Institute History
Description
The theme of madness reaches its climax in Shock Corridor, set in a lunatic asylum. The protagonist, a journalist, infiltrates a lunatic asylum to try and solve a crime committed inside. There are three suspects: a black American who thinks he is a Wizard of the Ku Klux Klan, a returned renegade from Korea, a nuclear physicist who has regressed to childhood. Eventually the journalist solves the crime—but at the cost of going mad himself.
In a curious way, he is reminiscent of Norman Mailer. Both are obsessed with America and see themselves aggressively as Americans. But, the picture of America they both present is one of violence and madness. Their loyalty to America is anchored in their experience during the war: they return to the war situation again and again. Both see themselves as simultaneously artists and journalists: Fuller likes to put striking shots in all his movies, which he compares to headlines, he commented proudly that the story of Shock Corridor was all front-page material . . .
—Peter Wollen
We have to imagine Fuller’s characters as being fundamentally divided, split personalities, who experience a kind of symmetry between the situations and dilemmas imposed upon them from without, and the contradictory nature of their own secret drives . . At a certain point in a Fuller movie the convergence of external and internal necessity becomes axiomatic: what makes the heroes act so violently is the fact that they experience the world around them as the intolerable reflection of an intolerable inner dilemma.
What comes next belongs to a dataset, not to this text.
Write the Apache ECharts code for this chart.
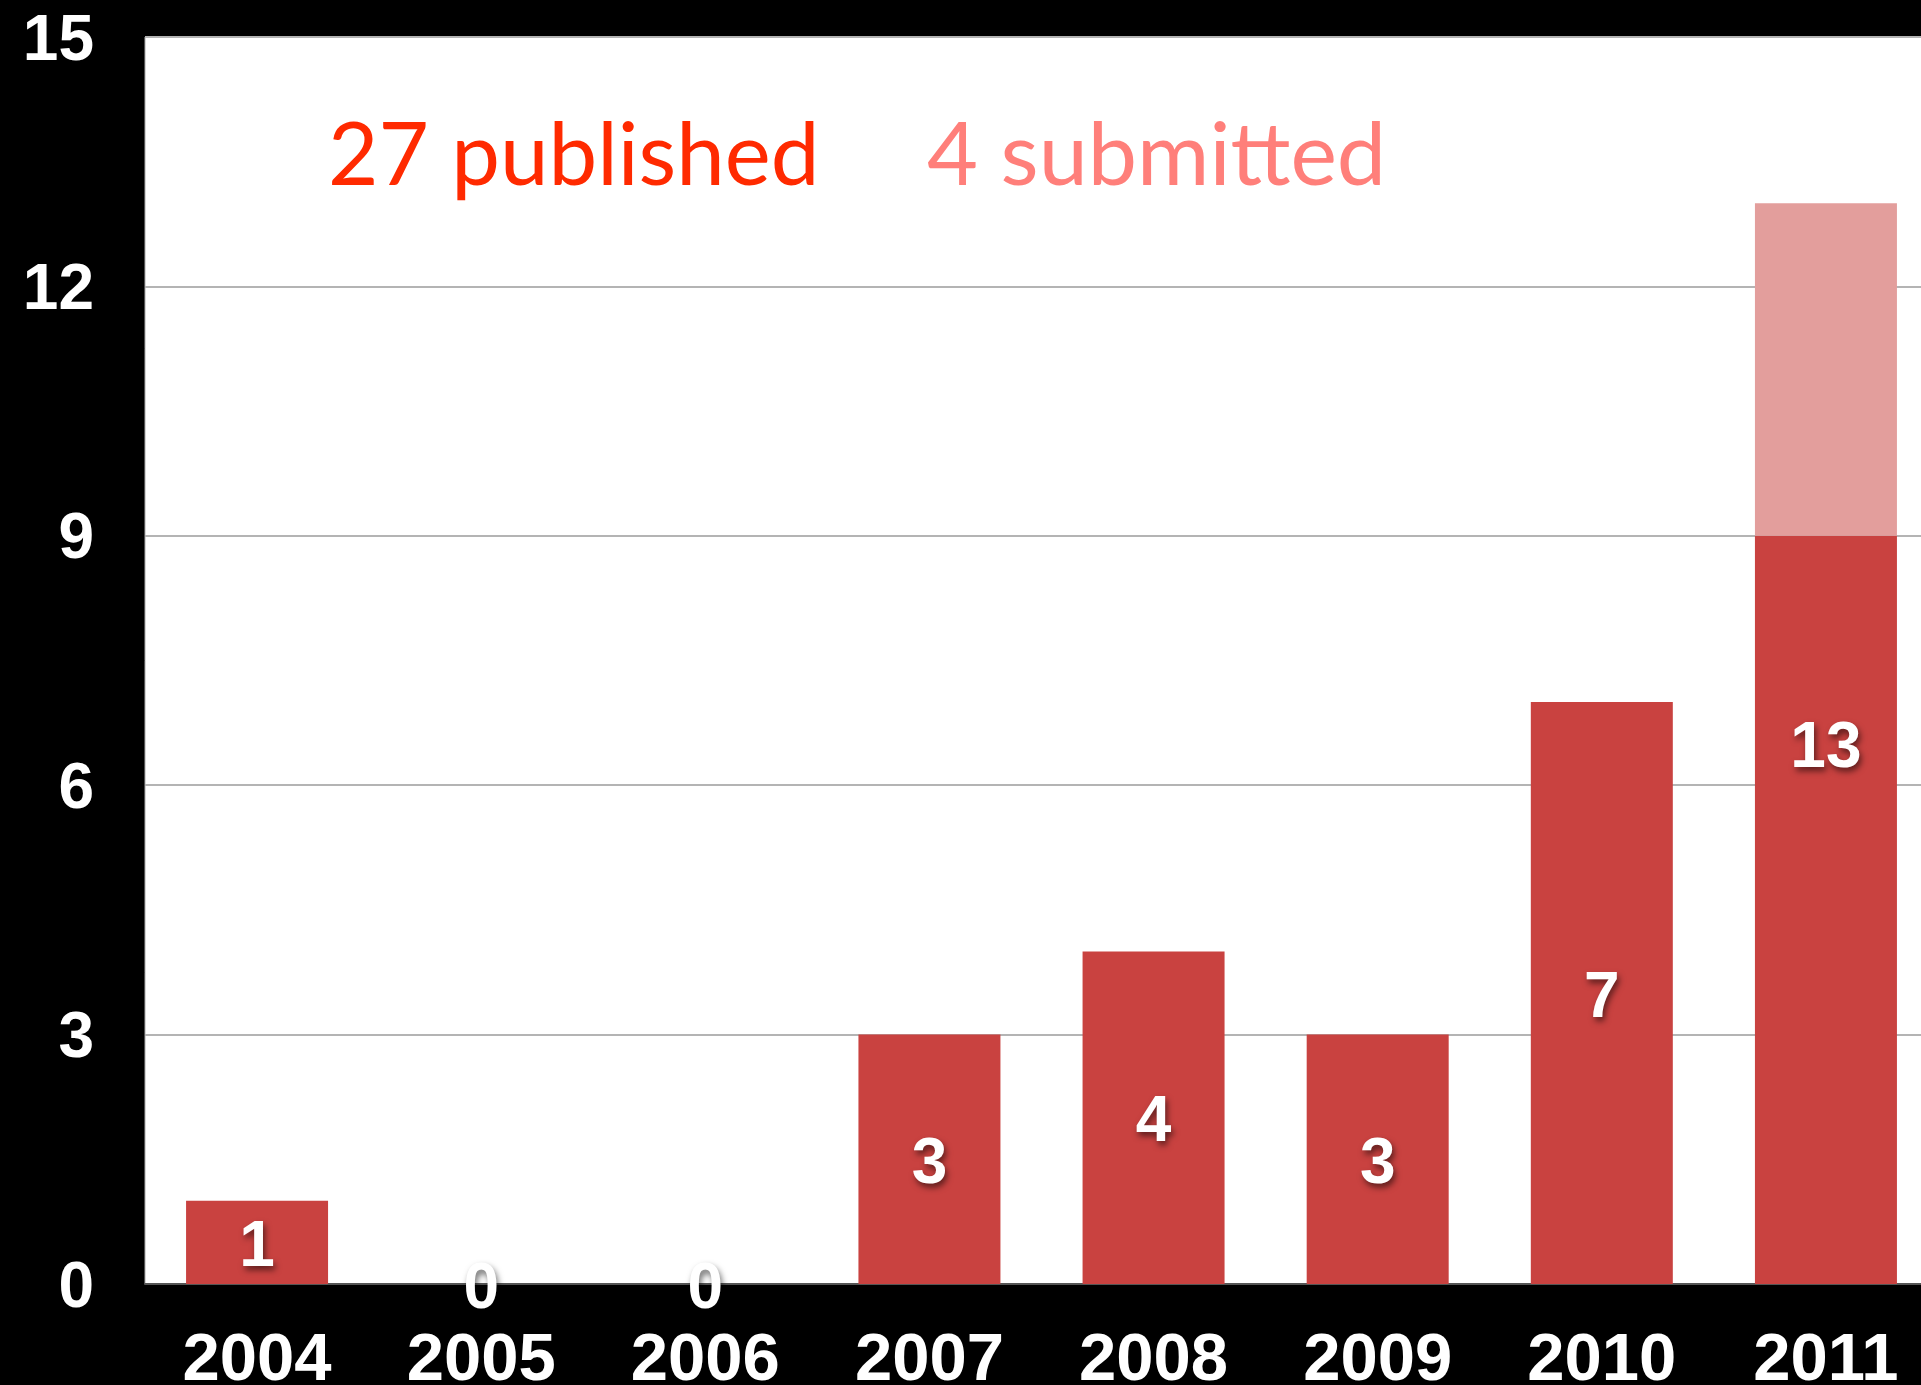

Johnny’s penetration into the world of insanity is—visually—a progress toward fragmentation . . . The obsession with a certain kind of factual truth, the attainment of an absolute emerges as a perversion, as the expression of a deeply apocalyptic and suicidal drive. Whatever the value of Shock Corridor as an image of modern America, one of its most interesting aspects is surely the way in which Fuller intimates that some of the most conscious and rational impulses of American society powerfully demonstrate the irrational nature of that society. Johnny achieves what other Fuller heroes merely seem to strive for: the paroxysm of violence as the revelation of an existential truth. For in the pursuit of the Sloan murder, Johnny is groping for his own identity.